A veces el orgullo o la soberbia, cuando no la ingratitud altanera, son los causantes de nuestra falta de reconocimiento a los demás. Pensamos que realzar o encomiar al amigo, al ser querido, al trabajador o colaborador, nos hace dependientes o nos subordina el espíritu. Equivocadamente creemos que “no debemos deberle nada a nadie” o que nuestra estima se rebaja si nos mostramos humildes o agradecidos. Nos falta sutileza moral para entender que los actos o expresiones de reconocimiento brotan de la grandeza de espíritu y no de la pequeñez de nuestros egoísmos o la tacañería de nuestros afectos. Reconocemos a otros porque tenemos amplitud de corazón, porque nos sabemos necesitados, y porque vemos a las personas no como fichas utilitarias sino como aliados insustituibles.

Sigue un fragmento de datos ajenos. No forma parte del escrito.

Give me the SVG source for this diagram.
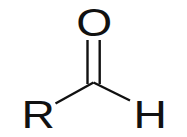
<svg xmlns="http://www.w3.org/2000/svg" width="187" height="137" viewBox="0 0 187 137">
<style>
.atom{font-family:"Liberation Sans",Arial,sans-serif;font-size:39.5px;fill:#111;text-anchor:middle}
.bond{stroke:#111;stroke-width:2.4;fill:none;stroke-linecap:butt}
</style>
<rect width="187" height="137" fill="#fff"/>
<g id="bonds">
<line class="bond" x1="87.5" y1="40" x2="87.5" y2="84"/>
<line class="bond" x1="99.7" y1="40" x2="99.7" y2="84"/>
<line class="bond" x1="93.5" y1="82.5" x2="55.5" y2="103.5"/>
<line class="bond" x1="93.5" y1="82.5" x2="130" y2="100.5"/>
</g>
<g id="O"><text class="atom" transform="translate(94.2,35.8) scale(1.17,1)">O</text></g>
<g id="R"><text class="atom" transform="translate(38.2,128.3) scale(1.17,1)">R</text></g>
<g id="H"><text class="atom" transform="translate(150.3,128.3) scale(1.17,1)">H</text></g>
</svg>
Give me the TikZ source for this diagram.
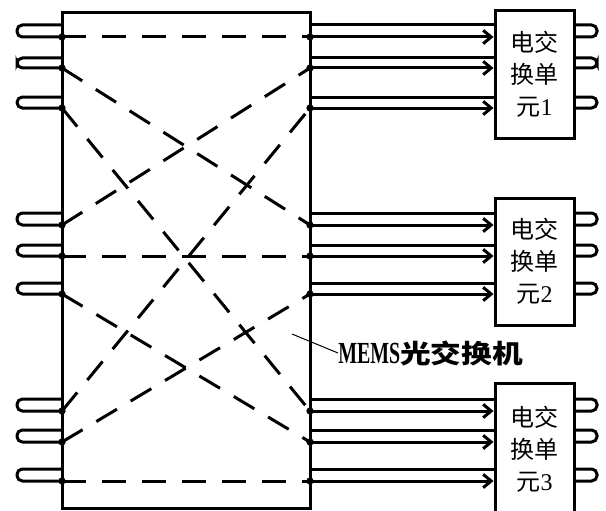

No perdamos, entonces, la oportunidad de reconocer a los que más nos sirven o nos entregan cotidianamente su amor, no nos cansemos de reiterarles nuestro aprecio y gratitud. Convirtamos ese reconocer en un mensaje de paz y concordia decembrina.
Johana Aldana dijo:
Gratificante mensaje.
Fernando Vásquez Rodríguez dijo:
Johana, gracias por tu comentario.
RODRIGO VARGAS dijo:
Estimado Maestro,
Con gran gozo un grupo de compañeros caminantes de maestría nos dimos a la tarea de reunirnos alrededor del pesebre para reconocernos como participes de una misma fe, de una amistad naciente, de un compartir fraterno con el animo de fortalecer los lazos que nos unen en la construcción de un proyecto de vida profesional, altruista y transformador.
Fernando Vásquez Rodríguez dijo:
Rodrigo, gracias por tu comentario. Qué alegría saber y compartir esa iniciativa de amistad y construcción colectiva. Un fuerte abrazo para todos.